Experimenting on rusty-machine
I tried to experiment on the rusty-machine crate, to see the current state of the art in machine learning in Rust.
I decided to try some OCR, to break a very simple captcha system.
The first thing I realized was that I needed to re-implement all myself. No fancy OpenCV. There is a crate available, but I gave up trying to compile it as it required an older version of OpenCV at the time of writing. Anyway, I only needed one not-super-trivial algorithm (blob recognition to identify letters) and I could re-implement it from scratch in Rust.
So I took a sample of a few thousands images like the one in the figure above as learning fodder. Walking through a directory can be done painlessly with the walkdir crate. Images an be loaded as grayscale very easily using the image crate provided by the Piston developers.
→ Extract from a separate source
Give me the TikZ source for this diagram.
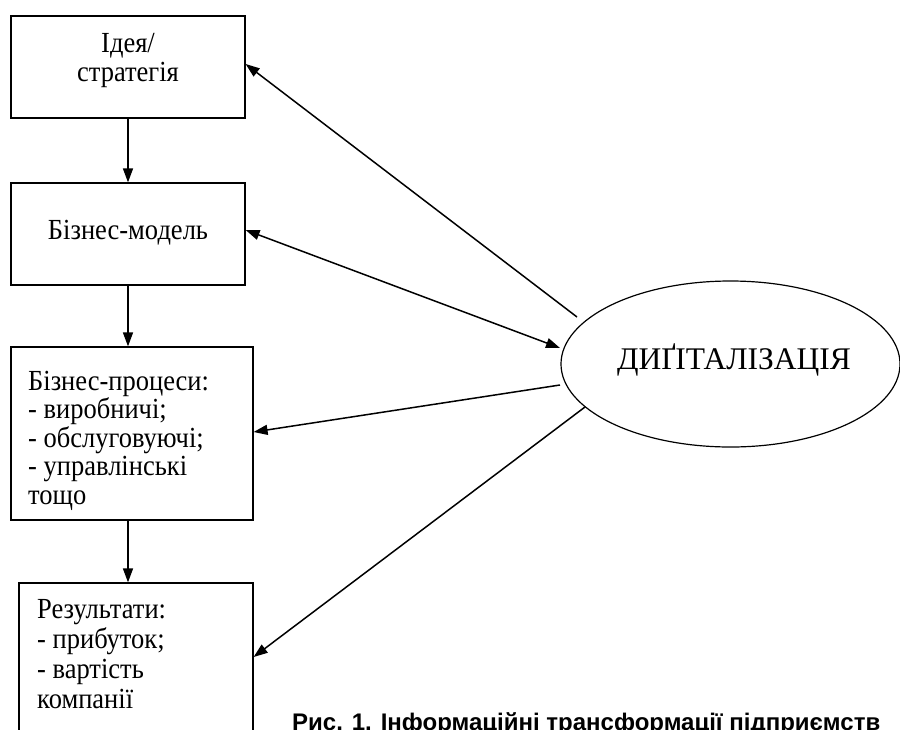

Writing the algo to identifying the blobs for each character was done quickly enough. I was able to extract each of the letters separately, then resize them all so that they are the same size.
That’s when I tried to feed my letters into the learning algorithms provided by rusty-machine. That was, erh,… painful.
I started by implementing my own splitting function. I came up with a lot of difficulties that are unexpected for someone used to crunch numbers with numpy.
First the train
method on the SupModel trait is only implemented with Matrix<f64>
or Vector<f64>
.
which forces us to send in references to the matrices as below:
// Load image data from disk for trainng
let (inputs, targets) = load_data();
// Feed training data
model.train(&inputs, &targets).unwrap();
It would have been much more convenience if MatrixSlice could be usable instead.
Maybe having train
taking a reference to an object implementing the MatrixBase
trait
might be a solution. Another possible solution might be to implement AsRef<MatrixSlice<T>>
for Matrix<T>
.
As slices were not usable, I had to clone my data when splitting traing and test
datasets, to create a Matrix<T>
.
// Split training and testing datasets
extern crate rusty_machine as rm;
use rm::linalg::{BaseMatrix, Matrix};
fn main() {
let (inputs, targets) = load_data();
let (x_train, x_test, y_train, y_test) = split_train_test(inputs, targets, 0.8);
// ...
}
fn split_train_test<T: Copy>(
inputs: Matrix<T>,
outputs: Matrix<T>,
ratio: f64,
) -> (Matrix<T>, Matrix<T>, Matrix<T>, Matrix<T>) {
let rows = inputs.rows();
let split = (ratio * rows as f64) as usize;
// The select_rows method expects an iterator of references to usize...
// This may not seem much, but this requires to keep the instances to `usize` alive
// That's what we do in the following hack:
let split_until = (0..split).collect::<Vec<_>>();
let split_from = (split..rows).collect::<Vec<_>>();
// select_rows copies the underlying data
(
inputs.select_rows(split_until.iter()),
inputs.select_rows(split_from.iter()),
outputs.select_rows(split_until.iter()),
outputs.select_rows(split_from.iter()),
)
}
In a perfect world, while implementing split_train_test
, I would have rejoiced
to be able to do so as below:
fn split_train_test<T: Copy>(
inputs: Matrix<T>,
outputs: Matrix<T>,
ratio: f64,
) -> (Matrix<T>, Matrix<T>, Matrix<T>, Matrix<T>) {
let rows = inputs.rows();
let split = (ratio * rows as f64) as usize;
// **WARNING**: DOES NOT COMPILE!
(
inputs.select_rows(..split),
inputs.select_rows(split..),
outputs.select_rows(..split),
outputs.select_rows(split..),
)
}
Moreoever, it appears that there is no current way to serialize the models for future re-use. Pythonistas are used to pickleing a model and save it to the file system, in order to avoid the cost of re-running the costly learning procedure.
To conclude, it was fun to wade my way through rusty-machine. However, it appears that rust still lacks the appropriate tooling to conveniently write scientific code (no real gain in speed). I cannot wait to see what will happen in 2019 though.
Disclaimer: This post is only constructive criticism. The folks at rusty-machine are doing great work!